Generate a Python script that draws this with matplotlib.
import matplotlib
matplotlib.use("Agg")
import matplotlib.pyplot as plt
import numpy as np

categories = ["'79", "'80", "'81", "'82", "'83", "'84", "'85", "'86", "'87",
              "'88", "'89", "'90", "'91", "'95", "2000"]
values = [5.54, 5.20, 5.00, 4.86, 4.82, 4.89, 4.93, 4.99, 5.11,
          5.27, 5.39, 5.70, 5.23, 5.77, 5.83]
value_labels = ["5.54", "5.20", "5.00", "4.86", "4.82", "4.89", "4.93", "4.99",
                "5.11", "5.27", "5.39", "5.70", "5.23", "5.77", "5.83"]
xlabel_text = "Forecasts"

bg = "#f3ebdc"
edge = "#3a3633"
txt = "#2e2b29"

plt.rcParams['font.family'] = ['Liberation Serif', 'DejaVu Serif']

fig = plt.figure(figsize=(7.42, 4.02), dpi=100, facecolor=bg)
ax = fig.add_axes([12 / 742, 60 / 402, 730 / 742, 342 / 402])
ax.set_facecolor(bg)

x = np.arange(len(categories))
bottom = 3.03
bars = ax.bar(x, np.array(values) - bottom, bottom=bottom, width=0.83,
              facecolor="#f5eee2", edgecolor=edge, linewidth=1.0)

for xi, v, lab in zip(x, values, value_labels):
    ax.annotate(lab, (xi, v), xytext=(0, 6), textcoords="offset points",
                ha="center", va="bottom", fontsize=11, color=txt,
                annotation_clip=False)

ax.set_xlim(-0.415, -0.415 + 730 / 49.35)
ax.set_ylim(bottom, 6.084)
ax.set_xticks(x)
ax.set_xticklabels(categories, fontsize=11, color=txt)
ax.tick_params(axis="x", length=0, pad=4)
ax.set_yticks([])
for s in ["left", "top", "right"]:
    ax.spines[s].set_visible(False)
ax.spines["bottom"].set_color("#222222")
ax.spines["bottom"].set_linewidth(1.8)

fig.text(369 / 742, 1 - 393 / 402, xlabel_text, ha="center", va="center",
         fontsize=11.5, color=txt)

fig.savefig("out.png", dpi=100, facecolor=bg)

------------------------------

> [The exercise]: Exactly repeat the lines running from the top of the listing to the line bearing "import numpy as np", both of those lines included, and only them.

> [Response]:
Generate a Python script that draws this with matplotlib.
import matplotlib
matplotlib.use("Agg")
import matplotlib.pyplot as plt
import numpy as np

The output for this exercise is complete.